しかし、スクリデとストゥルゴールズが織り成すこれらの作品の提示は別次元の深い愉しみかたを新たに付与してくれている。思考回路における音感の整合性がまさに途切れようとするシューマンの内面を慮りながら聴かされる困惑気味のパートが多いのである。ニ短調の1楽章は颯爽とした反面、重々しくて苦手であったが、実はこの部分の入りはブラームスのVnコンとベートーヴェンの管弦楽作品に類似性を見出すことができることに気が付いた。
主題から展開部に至ってはシューマンとしてはシンプルすぎる構図なのだが、もうこの時には多様性と意外性を追求する能力も気力も残っていなかったのかもしれない。Vn独奏が活躍する場面は非常に少なくてカデンツァもないし、Vn独奏付き交響曲といった形態とでも言っておこうか。それでも最低限度の和声展開を見せて締めくくっているのは流石。
ノーブルで落ち着いた緩徐部を経たこの終楽章は、実質シューマンの辞世の曲となったものだが、エナジー感は後退していて往時のヴィヴィッドさは既に見られない。それでも律動としては舞曲というかポロネーズ風の韻を踏んでいるベースラインが綺麗な曲で、やはりシンプルすぎる主題旋律が意識レベルと物欲の減退を象徴している感じで少し寂しい風情だ。

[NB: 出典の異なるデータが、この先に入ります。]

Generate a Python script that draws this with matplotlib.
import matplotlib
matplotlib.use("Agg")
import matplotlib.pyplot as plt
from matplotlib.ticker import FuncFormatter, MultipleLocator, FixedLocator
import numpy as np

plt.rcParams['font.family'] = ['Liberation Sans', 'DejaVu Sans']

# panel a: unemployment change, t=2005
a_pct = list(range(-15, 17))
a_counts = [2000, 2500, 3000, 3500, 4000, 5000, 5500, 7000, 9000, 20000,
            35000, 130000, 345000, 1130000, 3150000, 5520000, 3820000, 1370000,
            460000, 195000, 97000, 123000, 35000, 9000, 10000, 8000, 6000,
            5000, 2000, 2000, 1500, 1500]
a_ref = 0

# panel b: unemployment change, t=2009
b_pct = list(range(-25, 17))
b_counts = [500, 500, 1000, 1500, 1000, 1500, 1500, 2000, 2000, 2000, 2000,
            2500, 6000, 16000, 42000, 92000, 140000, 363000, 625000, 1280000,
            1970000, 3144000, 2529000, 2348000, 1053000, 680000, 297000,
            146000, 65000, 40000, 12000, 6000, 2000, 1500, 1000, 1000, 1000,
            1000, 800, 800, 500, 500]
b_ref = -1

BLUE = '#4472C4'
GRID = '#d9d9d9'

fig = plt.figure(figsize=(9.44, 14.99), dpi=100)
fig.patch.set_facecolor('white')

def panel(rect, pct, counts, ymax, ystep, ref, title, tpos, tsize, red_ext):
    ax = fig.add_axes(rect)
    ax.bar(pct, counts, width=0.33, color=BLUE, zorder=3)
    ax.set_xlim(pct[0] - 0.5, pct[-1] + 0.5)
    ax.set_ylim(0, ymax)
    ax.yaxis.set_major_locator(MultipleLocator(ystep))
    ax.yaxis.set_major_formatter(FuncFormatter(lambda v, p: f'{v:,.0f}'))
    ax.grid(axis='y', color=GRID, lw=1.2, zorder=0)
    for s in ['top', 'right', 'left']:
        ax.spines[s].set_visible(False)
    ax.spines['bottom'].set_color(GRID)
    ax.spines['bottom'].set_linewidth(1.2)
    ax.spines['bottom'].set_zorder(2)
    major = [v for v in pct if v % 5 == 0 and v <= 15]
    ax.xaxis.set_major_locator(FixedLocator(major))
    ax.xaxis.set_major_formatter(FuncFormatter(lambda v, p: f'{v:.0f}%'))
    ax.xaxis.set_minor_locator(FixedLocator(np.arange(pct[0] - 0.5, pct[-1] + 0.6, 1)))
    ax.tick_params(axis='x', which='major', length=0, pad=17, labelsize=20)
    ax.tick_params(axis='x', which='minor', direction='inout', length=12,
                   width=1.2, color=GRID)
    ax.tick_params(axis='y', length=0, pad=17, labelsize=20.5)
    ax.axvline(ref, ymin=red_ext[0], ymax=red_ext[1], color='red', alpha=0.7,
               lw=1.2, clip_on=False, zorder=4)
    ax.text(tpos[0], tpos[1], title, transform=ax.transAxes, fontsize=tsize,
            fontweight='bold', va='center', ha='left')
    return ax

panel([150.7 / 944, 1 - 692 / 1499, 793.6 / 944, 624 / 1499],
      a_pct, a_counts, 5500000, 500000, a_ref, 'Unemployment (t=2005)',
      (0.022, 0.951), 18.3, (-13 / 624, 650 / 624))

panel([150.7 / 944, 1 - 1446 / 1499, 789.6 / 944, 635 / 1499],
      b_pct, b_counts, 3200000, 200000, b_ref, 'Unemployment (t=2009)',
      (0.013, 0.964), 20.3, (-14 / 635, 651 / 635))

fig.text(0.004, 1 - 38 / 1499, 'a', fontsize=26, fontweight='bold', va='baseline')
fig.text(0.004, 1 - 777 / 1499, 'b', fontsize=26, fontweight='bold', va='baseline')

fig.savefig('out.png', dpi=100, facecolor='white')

一方のOp.129は1850年に完成したとされているVcコンが原曲で、同年にシューマン自身がヨアヒムのためにこのVcコンをVn向けに編曲したものだった。譜面の出版は1854年とかなり遅れ、これはシューマンの死の2年程前にあたる。この曲も不幸なことに生前に初演されることはなかったとみられている。ヨアヒムやクララがこういった忌避の姿勢を貫いたことがシューマンの晩節を寂しいものにしたと考えられるのである。しかし、このOp.129はシューマンの往時の輝きをかろうじて保っている、途切れない一楽章形式の協奏曲であって華やかで美しくポップな仕上がりとなっている。いまだって他の著名VcあるいはVnコンと比較してもなお均整の取れたロマンティックな作品なのだ。
スクリデは、このアルバムにおいては指揮のヨン・ストゥルゴールズ(元々はVn奏者)及びロマン派レパートリーで著名なデンマーク国立響と親密な信頼関係を確立しており、シューマンのVn向け作品を演奏するためには理想的なコンビネーションを形成していると言えよう。スクリデの演奏は、適度な質量感にふくよかで滑らかなレガートが重畳された彼女一流のVn技巧が鏤められたもので素晴らしいのひとこと。シューマンの若い頃の作品に向かう姿勢とは明らかに異なるアプローチを適用し、翳りを重視した内面的な歌い込みを徹底的に追及している。ストゥルゴールズ/デンマーク国立響のバックはとても豊かで歪感が少ないフローラルなもの。直接音よりかは反響音に着目した包み込む解釈であって、スクリデが示す曲想とマッチしているのは言うまでもない。シューマン晩年のVn作品群がこれほどまでに耽美的でうら寂しい美しさを湛えていたとは新たな発見であった。
(録音評)
ORFEO 854131、通常CD。録音は少し古くて2011年8月16-18日、2012年11月16日(Op.131)、DRコンサート・ホール、コペンハーゲン(デンマーク国立放送の本社内に設置されている音楽専用大型ホール)。ORFEOらしいバランスが取れた滑らかで豊かなアンビエントが特徴だ。抉り出すような高解像度路線ではないが、スクリデが弾くストラドがメローでありながら実体・実像感に漲っていて素晴らしい。オケの器楽配列は正確に定位しておりこの高音質ホールの奥へと深く浸透する音場成分が非常に美しく捉えられている。スクリデは以前はソニー専属であったが、その頃のVnの音よりも今のORFEOの音の方がフローラルで柔らかく深い味わいが感じられる。